After thirty years in corporate leadership, I’ve seen it again and again: brilliant, capable people doing work that drains them. It’s not because they’re unmotivated or disengaged. It’s because their real strengths are buried under job descriptions that were written for efficiency, not energy.
The Problem Isn’t the People — It’s the Placement
We’ve built systems that value compliance over curiosity. Employees are told what to do and how to do it, then graded on how well they color inside the lines. Meanwhile, the very traits that could make them extraordinary — creativity, empathy, problem-solving, connecting dots others can’t see — often go unnoticed.
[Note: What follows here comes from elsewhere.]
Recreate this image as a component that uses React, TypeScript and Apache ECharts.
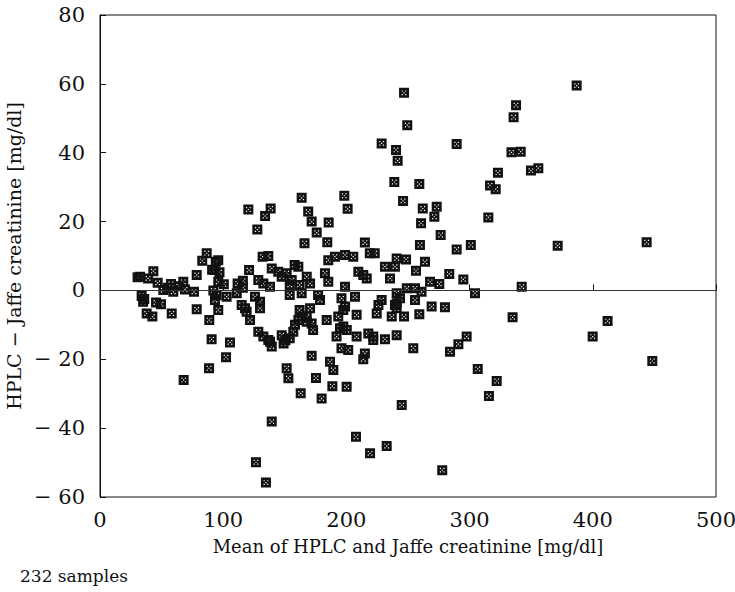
import React, { useEffect, useRef } from "react";
import * as echarts from "echarts";

const xMeans: number[] = [
  32.5, 33.8, 35, 35.9, 37.9, 39, 42.5, 43.3, 46.8, 49.5, 51.4, 55, 57.6, 58.2, 59.5, 67.6, 67.9, 69, 76.3, 78.5,
  78.5, 83, 86.6, 88.7, 88.5, 90.6, 91, 92, 93, 94, 94.7, 93.3, 96, 96, 96, 102.3, 102.8, 105.5, 111, 111.7,
  115, 116, 116, 117.7, 119, 120.4, 121, 121.8, 125.8, 126.6, 127.7, 128.5, 128.5, 129.9, 129.9, 132, 132.6, 132.6, 134, 134.7,
  136.6, 136.6, 138, 138.5, 138, 139.4, 139.4, 139.4, 144.7, 147.5, 147.5, 149, 150.5, 151.5, 151.5, 152.9, 154, 154, 154, 155.6,
  156.9, 158, 158.3, 161, 161, 162, 162, 162.9, 163.7, 163.7, 163.7, 166, 167.8, 167.8, 167.8, 169, 170.5, 170.5, 171.8, 171.8,
  171.8, 173, 175.3, 175.9, 177, 178.6, 179.9, 182.6, 184, 184.5, 185.3, 185.3, 185.6, 186.7, 188.6, 189.4, 190.7, 192, 193.4, 194.8,
  196, 196, 197.5, 197.5, 198.3, 198.9, 198.9, 198.9, 200.2, 200.3, 201, 201.5, 205.6, 207, 207.8, 208.3, 208.3, 209.7, 213.7, 213.7,
  215, 215, 216.5, 217.8, 219, 219.2, 221.8, 221.8, 223, 224.6, 226, 228.6, 228.6, 231.3, 231.3, 232.7, 235.4, 236.8, 238.9, 239.4,
  239.4, 240.3, 240.8, 240.8, 240.8, 240.8, 240.8, 241.6, 243.5, 244.9, 246, 246.8, 246.8, 248.4, 249, 249.4, 254.3, 255.7, 255.7, 256.5,
  259.2, 259.2, 259.7, 260.6, 261, 262, 263.8, 267.9, 269.2, 271.4, 273.3, 275.4, 276.5, 277.8, 280, 283.5, 284.1, 289.5, 289.5, 290.9,
  294.9, 297.6, 301, 304.4, 306.6, 315.2, 315.7, 316.6, 321.2, 322, 323, 334, 334.9, 335.7, 337.7, 341.5, 342.3, 349.8, 355.8, 371.5,
  386.9, 399.9, 412, 443.7, 448.3, 97, 30.5, 45.5, 64, 100.5
];

const yDiffs: number[] = [
  4, -1.6, -3.3, -2.5, -6.7, 3.5, -7.6, 5.6, 2.2, -4, 0.1, 0.8, 1.9, -6.7, -0.4, 2.5, -26, 0.3, -0.4, 4.5,
  -5.5, 8.6, 10.8, -8.6, -22.6, -14.2, 6, 0, 5.9, 8.3, -1.4, -2.8, 8.8, 2.5, -5.7, -19.4, -1.8, -15.1, -0.8, 2,
  -4.2, 2.8, 0.8, -5.2, -6.2, 23.5, 5.9, -8.6, -1.8, -49.9, 17.7, 3, -12, -3.3, -5.2, 9.8, 2, -13.4, 21.6, -55.8,
  10, -14.4, 1.1, 23.8, -14.9, 6.4, -16.3, -38.1, 5.4, 4, -13, -15.4, -14.5, 5, -22.6, -25.5, 1.6, -1.3, -13.9, 3,
  -12, 7.4, -10, 6.9, -8.6, 1.6, -5.7, -29.9, 26.9, -0.8, -7.6, 13.7, 4, -7.6, -9.1, 22.9, 2, -5.2, 20, -9.6,
  -19, -11.5, -25.4, 16.8, -1.3, -2.8, -31.4, 5, -8.6, 14, 8.8, 2.5, 19.7, -20.7, -27.8, -23.1, 9.8, -13.4, -7.6, -11,
  -2.3, -16.8, -5.7, -10.5, 27.5, 10.3, 1.1, -4.7, -28, -11.5, 23.7, -17.3, 9.8, -1.8, -42.5, -7.1, -13.4, 5.4, 4.5, -20,
  13.9, -18.3, 3.5, -12.5, 10.8, -47.3, -13.4, -14.4, 10.8, -6.7, -4.2, -2.8, 42.7, 6.9, -14.2, -45.2, 3.5, -7.6, 31.5, 6.9,
  -4.2, 40.8, 9.3, -0.8, -5.2, -13, -3.7, 37.7, -2.3, -33.3, 26, 57.4, -7.6, 9, 0.6, 48, -16.8, 0.6, -2.8, 5.7,
  30.9, -6.9, 13.2, 19.5, -0.4, 23.8, 8.3, 2.5, -4.7, 21.4, 24.3, 1.9, 16.1, -52.2, -4.9, 4.8, -17.8, 42.5, 11.9, -15.6,
  3.2, -13.4, 13.2, -0.8, -22.8, 21.2, -30.7, 30.5, 29.4, -26.3, 34.2, 40.1, -7.8, 50.3, 53.8, 40.3, 1.1, 34.8, 35.5, 13,
  59.5, -13.4, -8.9, 14, -20.5, 5.3, 3.8, -3.5, 1.2, 1.8
];

const yTicks: number[] = [-60, -40, -20, 0, 20, 40, 60, 80];
const xTicks: number[] = [0, 100, 200, 300, 400, 500];

const xTitle = "Mean of HPLC and Jaffe creatinine [mg/dl]";
const yTitle = "HPLC \u2212 Jaffe creatinine [mg/dl]";
const footnote = "232 samples";

const markerPath =
  "path://M0,0H10V10H0Z M2.6,2.6V3.8H3.8V2.6Z M6.2,2.6V3.8H7.4V2.6Z M2.6,6.2V7.4H3.8V6.2Z M6.2,6.2V7.4H7.4V6.2Z M4.4,4.4V5.6H5.6V4.4Z";

const FONT = "DejaVu Serif";

export default function App() {
  const ref = useRef<HTMLDivElement | null>(null);

  useEffect(() => {
    if (!ref.current) return;
    const chart = echarts.init(ref.current, undefined, { renderer: "svg" });
    const points = xMeans.map((x, i) => [x, yDiffs[i]]);
    chart.setOption({
      animation: false,
      backgroundColor: "#ffffff",
      textStyle: { fontFamily: FONT },
      grid: {
        left: 100,
        top: 15,
        width: 616,
        height: 482,
        outerBoundsMode: "none",
        containLabel: false,
        show: true,
        borderColor: "#111",
        borderWidth: 1,
        backgroundColor: "transparent",
      },
      xAxis: {
        type: "value",
        min: xTicks[0],
        max: xTicks[xTicks.length - 1],
        interval: 100,
        name: xTitle,
        nameLocation: "middle",
        nameGap: 40,
        nameTextStyle: { fontFamily: FONT, fontSize: 18, color: "#111" },
        axisLine: { show: true, lineStyle: { color: "#111", width: 1 } },
        axisTick: { show: true, inside: true, length: 6, lineStyle: { color: "#111" } },
        axisLabel: { fontFamily: FONT, fontSize: 21, color: "#111", margin: 12 },
        splitLine: { show: false },
      },
      yAxis: {
        type: "value",
        min: yTicks[0],
        max: yTicks[yTicks.length - 1],
        interval: 20,
        name: yTitle,
        nameLocation: "middle",
        nameGap: 72,
        nameRotate: 90,
        nameTextStyle: { fontFamily: FONT, fontSize: 19, color: "#111" },
        axisLine: { show: true, lineStyle: { color: "#111", width: 1 } },
        axisTick: { show: true, inside: true, length: 6, lineStyle: { color: "#111" } },
        axisLabel: {
          fontFamily: FONT,
          fontSize: 21,
          color: "#111",
          margin: 15,
          formatter: (v: number) => (v < 0 ? "\u2212 " + Math.abs(v) : String(v)),
        },
        splitLine: { show: false },
      },
      graphic: [
        {
          type: "text",
          left: 20,
          top: 567,
          style: { text: footnote, fontFamily: FONT, fontSize: 17, fill: "#111" },
        },
      ],
      series: [
        {
          type: "scatter",
          data: points,
          symbol: markerPath,
          symbolSize: 10,
          itemStyle: { color: "#111", opacity: 1 },
          markLine: {
            silent: true,
            symbol: "none",
            label: { show: false },
            lineStyle: { color: "#333", width: 1, type: "solid" },
            data: [{ yAxis: 0 }],
          },
          z: 3,
        },
      ],
    });
    return () => chart.dispose();
  }, []);

  return (
    <div
      ref={ref}
      style={{ position: "absolute", left: 0, top: 0, width: 735, height: 592 }}
    />
  );
}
Leaders, this is where you come in. You don’t have to “inspire passion.” You just have to notice it.
How to Spot Hidden Talent
The best leaders aren’t talent scouts in the traditional sense — they’re pattern spotters. They pay attention to what lights people up.
Here’s how:
- Watch for energy. Notice when someone gets animated talking about a project or leans forward in a meeting. That’s not just interest — it’s instinct.
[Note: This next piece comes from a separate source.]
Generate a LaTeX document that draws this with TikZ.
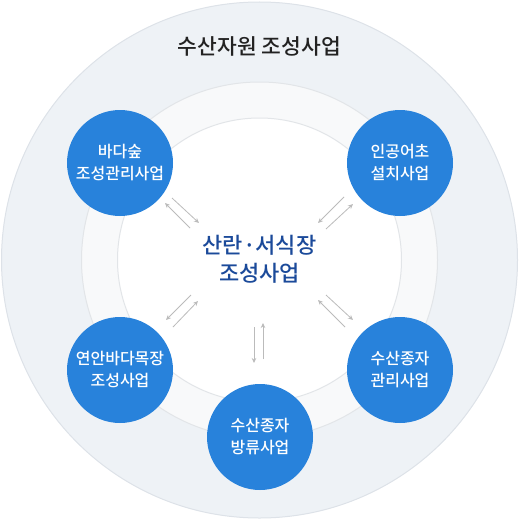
\documentclass[tikz,border=0pt]{standalone}
\usepackage{fontspec}
\setmainfont{Noto Sans CJK KR}
\newfontfamily\cjkmed{Noto Sans CJK KR Medium}
\usetikzlibrary{arrows.meta}
\definecolor{outerfill}{HTML}{EEF2F6}
\definecolor{outerline}{HTML}{DDE2E8}
\definecolor{ringfill}{HTML}{F8F9FA}
\definecolor{ringline}{HTML}{E2E5E8}
\definecolor{bluec}{HTML}{2882DB}
\definecolor{centertxt}{HTML}{1B4A9A}
\definecolor{arrgray}{HTML}{BBBBBB}
\definecolor{titletxt}{HTML}{222222}
\begin{document}
\begin{tikzpicture}[x=1pt,y=-1pt,
  disk/.style={circle, inner sep=0pt, outer sep=0pt},
  bluedisk/.style={disk, fill=bluec, minimum size=106pt, text=white, align=center,
     font=\cjkmed\fontsize{16}{22}\selectfont},
  arr/.style={draw=arrgray, line width=0.8pt, -{Stealth[length=5pt,width=4.5pt]}}]
\useasboundingbox (0,0) rectangle (519,519);
\node[disk, fill=outerfill, draw=outerline, line width=1pt, minimum size=516pt] (outer) at (259.5,260) {};
\node[disk, fill=ringfill, draw=ringline, line width=1pt, minimum size=356pt] (ring) at (259.5,260) {};
\node[disk, fill=white, draw=ringline, line width=1pt, minimum size=284pt] (inner) at (259.5,260) {};
\node[text=titletxt, font=\cjkmed\fontsize{21.5}{24}\selectfont] (title) at (259.5,46) {수산자원 조성사업};
\node[text=centertxt, align=center, font=\cjkmed\fontsize{22}{28}\selectfont] (center) at (259.5,259) {산란·서식장\\조성사업};
\node[bluedisk] (c1) at (120,163) {바다숲\\조성관리사업};
\node[bluedisk] (c2) at (400,163) {인공어초\\설치사업};
\node[bluedisk] (c3) at (120,370) {연안바다목장\\조성사업};
\node[bluedisk] (c4) at (400,370) {수산종자\\관리사업};
\node[bluedisk] (c5) at (260,437) {수산종자\\방류사업};
% top-left pair
\coordinate (a1s) at (190,228); \coordinate (a1e) at (165,203);
\coordinate (b1s) at (172,198); \coordinate (b1e) at (199,223);
\draw[arr] (a1s) -- (a1e); \draw[arr] (b1s) -- (b1e);
% top-right pair
\coordinate (a2s) at (344,197); \coordinate (a2e) at (318,223);
\coordinate (b2s) at (326,229); \coordinate (b2e) at (353,204);
\draw[arr] (a2s) -- (a2e); \draw[arr] (b2s) -- (b2e);
% bottom-left pair
\coordinate (a3s) at (191,295); \coordinate (a3e) at (166,320);
\coordinate (b3s) at (173,327); \coordinate (b3e) at (198,301);
\draw[arr] (a3s) -- (a3e); \draw[arr] (b3s) -- (b3e);
% bottom-right pair
\coordinate (a4s) at (345,327); \coordinate (a4e) at (318,300);
\coordinate (b4s) at (326,295); \coordinate (b4e) at (353,320);
\draw[arr] (a4s) -- (a4e); \draw[arr] (b4s) -- (b4e);
% vertical pair
\coordinate (a5s) at (254,327); \coordinate (a5e) at (254,363);
\coordinate (b5s) at (263,359); \coordinate (b5e) at (263,323);
\draw[arr] (a5s) -- (a5e); \draw[arr] (b5s) -- (b5e);
\end{tikzpicture}
\end{document}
- Ask better questions. Instead of “How’s it going?” try “What part of your work gives you energy?” or “What kind of problems do you love solving?”
- Listen between the lines. When someone says, “I wish I had more time for…” — they’re telling you exactly where their best contribution might be hiding.
These moments are clues. And when leaders follow those clues, engagement stops being a program and becomes a culture.
Designing Work That Fits
You don’t have to rewrite the org chart to help people do more of what they love. Small shifts make a big difference:
- Let employees spend 10–20% of their time on projects that excite them.
- Invite them to shadow another team or teach a skill they’re passionate about.
- Recognize people for how they do their work — not just what they deliver.
When leaders make those small adjustments, people stop feeling like square pegs in round holes. They stop counting the hours and start contributing their best ideas.
The Payoff
Here’s what happens when you start spotting talent instead of chasing it:
- Retention improves because people feel seen.
- Innovation rises because energy replaces obligation.
- Engagement becomes organic — not an initiative with a logo.
Final Thought
People don’t burn out because they’re working too much. They burn out because they’re working without meaning.
The best leaders know this. They don’t push harder — they look closer.
Because the talent your organization needs probably isn’t somewhere “out there.”
It’s already in the room. You just have to notice it.